All About Beer Magazine - Volume 22, Issue 1
March 1, 2001 By

Of the myriad seasonings used in beers over the millennia, few have such a prized role as the orange. From the subtlest nuances to the brightest starring role, oranges have been used to enliven countless mugs of ale through the ages.

There are just two species. One, Citrus sinensis, has a number of varieties: Valencia, blood, and navel. These have a thin, easily peelable skin, with a large juicy interior. The other, Citrus aurantium, is the bitter orange, AKA Seville or sour orange, the type most useful to brewers, prized for the oil in its intensely-flavored rind.

Curaçao oranges are a specially harvested bitter orange, picked when still small and unripe, and sometimes referred to as “orange peas,” gray-green in color. These go directly to distillers and flavor manufacturers, and are extremely hard to find on the market.

My local Caribbean market stocks bitter oranges, which they sell as “sour oranges,” from September to about May. They’re ugly, unappetizing things. Bumpy, dull and dry, they certainly don’t look like something you want to put in your prized homebrew, but give ’em the scratch’n’sniff test, and they come alive with beautiful marmalade aroma.

Both originated in China, where they were treasured for their aroma. They were familiar in Greece, India, and Rome 2000 years ago. Bitter oranges reached Europe around 1100 through places like Sicily and Seville, thanks to an expanding Arab empire. The sweet orange shows up several hundred years later, probably through Italy.

It is hard to say precisely when oranges showed up in beer, but brewers adopted exotic spices whenever they appeared, so it may be safe to assume oranges were part of the brewers’ cupboard by the Renaissance.

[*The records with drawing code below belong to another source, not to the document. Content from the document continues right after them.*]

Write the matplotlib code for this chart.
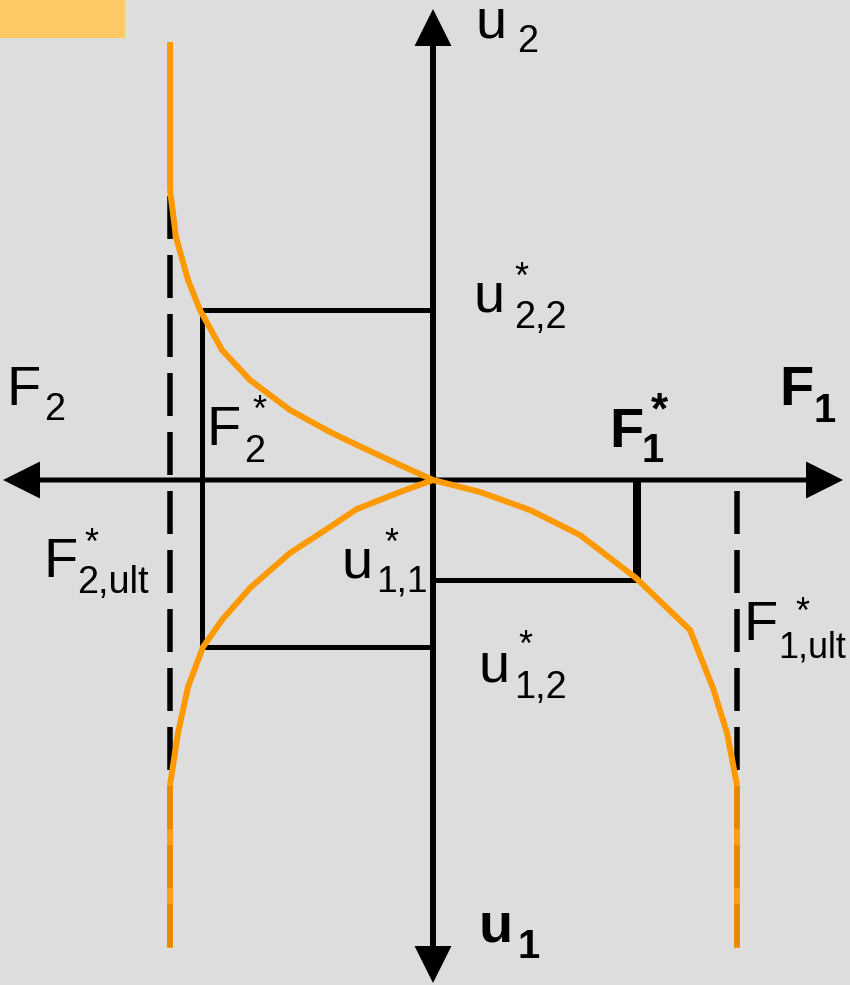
"""Load–displacement sketch: two force axes (F1 right, F2 left) against
two displacement axes (u2 up, u1 down), with the softening curves that
approach the ultimate forces F*_ult."""

import matplotlib

matplotlib.use("Agg")
import matplotlib.pyplot as plt
from matplotlib.patches import FancyArrow, Rectangle

BG = "#dddddd"
ORANGE = "#ff9900"
TAB = "#ffca66"

# curve F2 (left) vs u2 (up)
f2_up = [-263, -257, -245, -233, -211, -183, -143, -103, -76, -33, 0]
u2_up = [290, 243, 200, 170, 130, 100, 70, 48, 35, 15, 0]

# curve F2 (left) vs u1 (down)
f2_dn = [0, -33, -76, -103, -143, -183, -211, -230, -245, -255, -263]
u1_dn = [0, -12, -29, -47, -73, -108, -140, -167, -207, -253, -305]

# curve F1 (right) vs u1 (down)
f1_dn = [0, 47, 97, 147, 203, 257, 280, 294, 304]
u1_rt = [0, -12, -30, -55, -98, -150, -208, -253, -305]

# characteristic values
F2_ULT, F1_ULT = -263, 304
F2_STAR, F1_STAR = -231, 204
U22, U12, U11 = 170, -167, -100
TOP, BOTTOM = 438, -468

plt.rcParams["font.family"] = ["Liberation Sans", "DejaVu Sans"]
plt.rcParams["lines.scale_dashes"] = False

fig = plt.figure(figsize=(850 / 72, 985 / 72), dpi=72, facecolor=BG)
ax = fig.add_axes([0, 0, 1, 1])
ax.set_xlim(-433, 417)
ax.set_ylim(-505, 480)
ax.axis("off")

ax.add_patch(Rectangle((-433, 442), 125, 38, color=TAB, lw=0))

# asymptotes at the ultimate forces
ax.plot([F2_ULT, F2_ULT], [TOP, BOTTOM], color="k", lw=5.5,
        ls=(23, (43, 16)), solid_capstyle="butt")
ax.plot([F1_ULT, F1_ULT], [-11, BOTTOM], color="k", lw=5.5,
        ls=(0, (43, 16)), solid_capstyle="butt")

# construction lines
kw = dict(color="k", lw=5, solid_capstyle="butt")
ax.plot([F2_STAR, F2_STAR], [U22, U12], **kw)
ax.plot([F2_STAR, 0], [U22, U22], **kw)
ax.plot([F2_STAR, 0], [U12, U12], **kw)
ax.plot([0, F1_STAR], [U11, U11], **kw)
ax.plot([F1_STAR, F1_STAR], [0, U11], color="k", lw=8, solid_capstyle="butt")

# axes with arrow heads
for dx, dy, w in [(410, 0, 5), (-430, 0, 5), (0, 471, 6), (0, -503, 6)]:
    ax.add_patch(FancyArrow(0, 0, dx, dy, width=w, head_width=37,
                            head_length=37, length_includes_head=True,
                            color="k", lw=0))

# curves
ck = dict(color=ORANGE, lw=6, solid_joinstyle="miter", solid_capstyle="butt")
ax.plot(f2_up, u2_up, **ck)
ax.plot(f2_dn, u1_dn, **ck)
ax.plot(f1_dn, u1_rt, **ck)
ax.plot([F2_ULT, F2_ULT], [TOP, u2_up[0]], **ck)
ax.plot([F2_ULT, F2_ULT], [u1_dn[-1], BOTTOM], alpha=0.9, **ck)
ax.plot([F1_ULT, F1_ULT], [u1_rt[-1], BOTTOM], alpha=0.9, **ck)


def put(x, y, s, size, bold=False):
    ax.text(x, y, s, fontsize=size, ha="left", va="baseline",
            fontweight="bold" if bold else "normal", color="k")


# axis names
put(-427, 75, "F", 56)
put(-389, 60, "2", 38)
put(42, 442, "u", 56)
put(84, 428, "2", 38)
put(346, 75, "F", 56, True)
put(381, 58, "1", 40, True)
put(46, -462, "u", 56, True)
put(85, -478, "1", 40, True)

# starred values
put(40, 168, "u", 56)
put(81, 152, "2,2", 38)
put(81, 192, "*", 36)

put(-227, 35, "F", 56)
put(-189, 18, "2", 38)
put(-181, 59, "*", 36)

put(-390, -97, "F", 56)
put(-356, -113, "2,ult", 38)
put(-349, -74, "*", 36)

put(-92, -97, "u", 56)
put(-57, -112, "1,1", 37)
put(-49, -74, "*", 36)

put(45, -202, "u", 56)
put(81, -218, "1,2", 38)
put(85, -176, "*", 36)

put(310, -160, "F", 56)
put(345, -177, "1,ult", 36)
put(362, -143, "*", 36)

put(176, 33, "F", 56, True)
put(208, 18, "1", 40, True)
put(218, 57, "*", 44, True)

fig.savefig("out.png", dpi=72, facecolor=BG)
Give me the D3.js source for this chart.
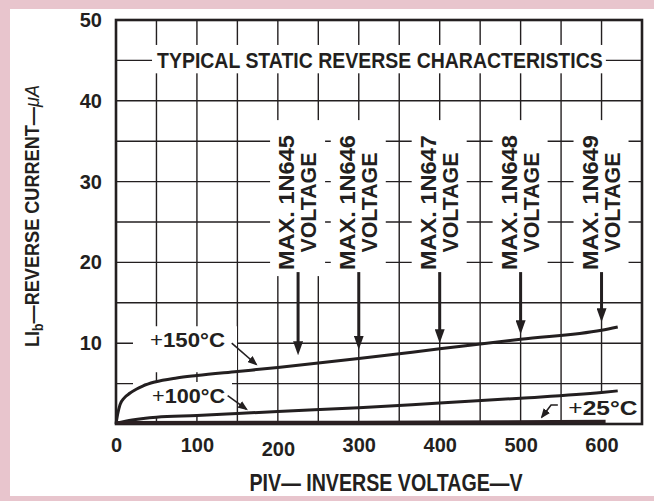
<!DOCTYPE html>
<html lang="en">
<head>
<meta charset="utf-8">
<script src="https://d3js.org/d3.v7.min.js"></script>
<style type="text/css">
body {
  margin: 0;
  background-color: #e8c5cd;
}
svg text {
  font-family: "Liberation Sans", Arial, sans-serif;
  fill: #231f20;
}
</style>
</head>
<body>
<script type="text/javascript">

// ---- data ----
var xTicks = [0, 100, 200, 300, 400, 500, 600];
var yTicks = [10, 20, 30, 40, 50];

// reverse current (uA) vs inverse voltage (V)
var volts150 = [0, 2, 5, 10, 17, 25, 33, 48, 75, 100, 150, 200, 300, 400, 500, 600, 620];
var amps150  = [0, 1.2, 2.4, 3.2, 3.8, 4.3, 4.7, 5.2, 5.7, 6.0, 6.5, 7.0, 8.1, 9.3, 10.5, 11.6, 12.0];
var volts100 = [0, 20, 50, 100, 150, 200, 300, 400, 500, 600, 620];
var amps100  = [0.1, 0.5, 0.85, 1.05, 1.3, 1.55, 2.0, 2.6, 3.2, 3.9, 4.1];
var volts25  = [0, 300, 605];
var amps25   = [0.15, 0.2, 0.3];

var diodes = ["1N645", "1N646", "1N647", "1N648", "1N649"];
var diodeMaxVolts = [225, 300, 400, 500, 600];
var arrowTip = [8.5, 9.2, 10.0, 11.1, 12.6];

var tempNames = ["150", "100", "25"];

// ---- layout ----
var width = 654, height = 501;
var ink = "#231f20";

var x = d3.scaleLinear().domain([0, 650]).range([116, 642]);
var y = d3.scaleLinear().domain([0, 50]).range([424, 20]);

var svg = d3.select("body").append("svg")
  .attr("width", width)
  .attr("height", height)
  .style("display", "block");

// paper
svg.append("rect")
  .attr("x", 10).attr("y", 9)
  .attr("width", width - 10).attr("height", 487)
  .attr("fill", "#ffffff");

svg.append("defs").append("marker")
  .attr("id", "head")
  .attr("markerUnits", "userSpaceOnUse")
  .attr("viewBox", "0 0 14 10")
  .attr("markerWidth", 14).attr("markerHeight", 10)
  .attr("refX", 2).attr("refY", 5)
  .attr("orient", "auto")
  .append("path").attr("d", "M0,0 L14,5 L0,10 z").attr("fill", ink);

svg.select("defs").append("marker")
  .attr("id", "small")
  .attr("markerUnits", "userSpaceOnUse")
  .attr("viewBox", "0 0 10 8")
  .attr("markerWidth", 10).attr("markerHeight", 8)
  .attr("refX", 8).attr("refY", 4)
  .attr("orient", "auto")
  .append("path").attr("d", "M0,0 L10,4 L0,8 z").attr("fill", ink);

// grid
var grid = svg.append("g").attr("stroke", ink).attr("stroke-width", 1.4);
grid.selectAll(".vx").data(d3.range(50, 650, 50)).enter().append("line")
  .attr("x1", d => x(d)).attr("x2", d => x(d))
  .attr("y1", y(50)).attr("y2", y(0));
grid.selectAll(".hy").data(d3.range(5, 50, 5)).enter().append("line")
  .attr("x1", x(0)).attr("x2", x(650))
  .attr("y1", d => y(d)).attr("y2", d => y(d));

// white boxes behind labels go here
var masks = svg.append("g");
var labels = svg.append("g");

function maskBehind(node, pad) {
  var b = node.getBBox();
  masks.append("rect")
    .attr("x", b.x - pad[0]).attr("y", b.y - pad[1])
    .attr("width", b.width + pad[0] + pad[2])
    .attr("height", b.height + pad[1] + pad[3])
    .attr("fill", "#ffffff");
}

// title, squeezed horizontally to the width of the original lettering
var titleG = labels.append("g");
var title = titleG.append("text")
  .attr("font-size", 22).attr("font-weight", "bold")
  .text("TYPICAL STATIC REVERSE CHARACTERISTICS");
var squeeze = 446 / title.node().getComputedTextLength();
title.attr("transform", "translate(" + x(50.7) + "," + y(44.05) + ") scale(" + squeeze + ",1)");
maskBehind(titleG.node(), [5, 3, 3, 1]);

// max voltage labels
diodes.forEach(function(name, i) {
  var cx = x(diodeMaxVolts[i]), cy = y(27.4);
  var g = labels.append("g");
  var t = g.append("g").attr("transform", "translate(" + cx + "," + cy + ") rotate(-90)");
  t.append("text").attr("y", -4)
    .attr("text-anchor", "middle")
    .attr("font-size", 22).attr("font-weight", "bold")
    .attr("textLength", 135).attr("lengthAdjust", "spacingAndGlyphs")
    .text("MAX. " + name);
  t.append("text").attr("y", 18)
    .attr("text-anchor", "middle")
    .attr("font-size", 22).attr("font-weight", "bold")
    .attr("textLength", 100).attr("lengthAdjust", "spacingAndGlyphs")
    .text("VOLTAGE");
  maskBehind(g.node(), [4, 15, 4, 6]);
});

// temperature labels
var tempAt = [[42, 9.5], [44.5, 2.6], [559, 1.1]];
var tempLen = [75, 73, 69];
var tempPad = [[17, 2, 12, 21], [19, 2, 7, 9], [5, 4, 2, 6]];
tempNames.forEach(function(t, i) {
  var txt = labels.append("text")
    .attr("x", x(tempAt[i][0])).attr("y", y(tempAt[i][1]))
    .attr("font-size", 21).attr("font-weight", "bold")
    .attr("textLength", tempLen[i]).attr("lengthAdjust", "spacingAndGlyphs");
  txt.append("tspan").attr("font-weight", "normal").text("+");
  txt.append("tspan").text(t + "°C");
  maskBehind(txt.node(), tempPad[i]);
});

// frame
svg.append("rect")
  .attr("x", x(0)).attr("y", y(50))
  .attr("width", x(650) - x(0)).attr("height", y(0) - y(50))
  .attr("fill", "none").attr("stroke", ink).attr("stroke-width", 2.6);

// curves
var line = d3.line()
  .x(d => x(d[0])).y(d => y(d[1]))
  .curve(d3.curveMonotoneX);

svg.append("path")
  .datum(d3.zip(volts150, amps150))
  .attr("d", line).attr("fill", "none")
  .attr("stroke", ink).attr("stroke-width", 3);
svg.append("path")
  .datum(d3.zip(volts100, amps100))
  .attr("d", line).attr("fill", "none")
  .attr("stroke", ink).attr("stroke-width", 3);
svg.append("path")
  .datum(d3.zip(volts25, amps25))
  .attr("d", line).attr("fill", "none")
  .attr("stroke", "#2b2022").attr("stroke-width", 3.5);

// max voltage arrows
svg.selectAll(".arrow").data(diodeMaxVolts).enter().append("line")
  .attr("x1", d => x(d)).attr("x2", d => x(d))
  .attr("y1", y(18.8))
  .attr("y2", (d, i) => y(arrowTip[i]) - 12)
  .attr("stroke", ink).attr("stroke-width", 3)
  .attr("marker-end", "url(#head)");

// leaders from temperature labels
var leaders = [
  [[143, 10.0], [173, 7.4]],
  [[138, 3.5], [161, 1.85]],
  [[546, 2.35], [537.6, 2.35], [526.4, 0.87]]
];
svg.selectAll(".leader").data(leaders).enter().append("path")
  .attr("d", d3.line().x(d => x(d[0])).y(d => y(d[1])))
  .attr("fill", "none").attr("stroke", ink).attr("stroke-width", 1.6)
  .attr("marker-end", "url(#small)");

// axis labels
var xAxis = svg.append("g")
  .attr("transform", "translate(0," + y(0) + ")")
  .call(d3.axisBottom(x).tickValues(xTicks).tickSize(0).tickPadding(14));
xAxis.select(".domain").remove();
xAxis.attr("font-family", null).attr("font-size", null);
xAxis.selectAll("text")
  .attr("font-size", 20).attr("font-weight", "bold")
  .filter(d => d === 200).attr("y", 18);

var yAxis = svg.append("g")
  .attr("transform", "translate(" + x(0) + ",0)")
  .call(d3.axisLeft(y).tickValues(yTicks).tickSize(0).tickPadding(14));
yAxis.select(".domain").remove();
yAxis.attr("font-family", null).attr("font-size", null);
yAxis.selectAll("text").attr("font-size", 20).attr("font-weight", "bold");

svg.append("text")
  .attr("x", 386).attr("y", 491)
  .attr("text-anchor", "middle")
  .attr("font-size", 23).attr("font-weight", "bold")
  .attr("textLength", 273).attr("lengthAdjust", "spacingAndGlyphs")
  .text("PIV— INVERSE VOLTAGE—V");

var yTitle = svg.append("text")
  .attr("transform", "translate(39,216) rotate(-90)")
  .attr("text-anchor", "middle")
  .attr("font-size", 21).attr("font-weight", "bold")
  .attr("textLength", 262).attr("lengthAdjust", "spacingAndGlyphs");
yTitle.append("tspan").text("LI");
yTitle.append("tspan").attr("dy", 4).attr("font-size", 14).text("b");
yTitle.append("tspan").attr("dy", -4).text("—REVERSE CURRENT—");
yTitle.append("tspan").attr("font-style", "italic").attr("font-weight", "normal").text("μA");

</script>
</body>
</html>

My earliest recipe–Hugh Platt (English)–mentions oranges as one seasoning alternative in a 1609 recipe. Later that century they appear in all kinds of meads, possetts, syllabubs and the like, as well as beer. This timing is right in line with the beers with which they are most often associated, white beers, which grew up along the North Sea coast and beyond, to Russia and Devonshire, England.

England outlawed the use of such seasonings in commercial beer in the early nineteenth century, but spiced beers containing orange lived on there in private and country breweries until about the end of the nineteenth century.

Using Oranges

The bitter orange is preferred for brewing. All you want is the oil contained in the colored outer rind of the peel. If you have access to fresh fruit–and I highly recommend that you search it out–just wash it well, then take off the outer rind with a grater, zester, or potato peeler.

This zest may be cast directly into the kettle at the end of the boil, added to the secondary, or soaked in vodka for a few days and added to the beer at bottling or kegging. Any way you do it, I find that one bitter orange is about right for five gallons of beer. I helped a brewer at a local brewpub concoct a 10-barrel batch of a “grand cru” style ale. We used the peels of two dozen, added at the end of the boil, and the final beer had a lovely orangey nose.

I have also had good results with cheap triple sec liqueur. This does contain some sugar, somewhere around half to three-quarters enough in a 750 ml bottle to prime a batch of beer. If you are of a calculatory nature, you can take a hydrometer and work it all out. It will add around one percent  alcohol to your beer, so adjust the recipe accordingly. You can also use the liqueur to extract flavor out of the coriander you may be adding to the brew with the orange. Just grind it up and allow it to soak a few days before straining through a coffee filter.

The dried peel available at homebrew shops and Chinese markets has the  bitter white pith as well as the aromatic oils. I haven’t  figured out a way to get the one without the other, and so, can’t recommend them.

One method I haven’t tried is to use marmalade, which is just chock full of good bitter/Seville orange flavor. It also contains the gelatinous substance, pectin, which may impart a haze to the finished beer–desirable in a white beer. Try half a normal sized jar as a starting point.

For some reason, the oils present in oranges do not seem to interfere with beer head formation, at least in my own brewing experience.

If you can’t find bitter/sour/Seville oranges, sweet varieties may be used, although with a different flavor. I’d recommend maybe three times the quantity to get the same flavor level. I have also used tangerines to good effect, especially with richer, darker beers. Sweet oranges almost always come slathered with some kind of wax, often laced with antifungal agents. While I couldn’t come up with anything definitively dangerous about them, it seems prudent to use organic oranges for this purpose, which are coated solely with food-grade materials like carnauba and beeswax.

Orange blossom water, available at Middle Eastern markets, can add a unique floral layer to the peel flavors. A teaspoon or so will suffice.

Orange is mandatory in wit beers, of course, and sneaks its way into many other Belgian styles as well. It can help tie together those unruly spices in a warming Christmas ale. Its friendly nature allows it to go further, and I urge you to experiment, perhaps in a soft and chocolatey porter, or a crispy weizenbock, or a shimmering blonde barley wine. Ahhh, the possibilities!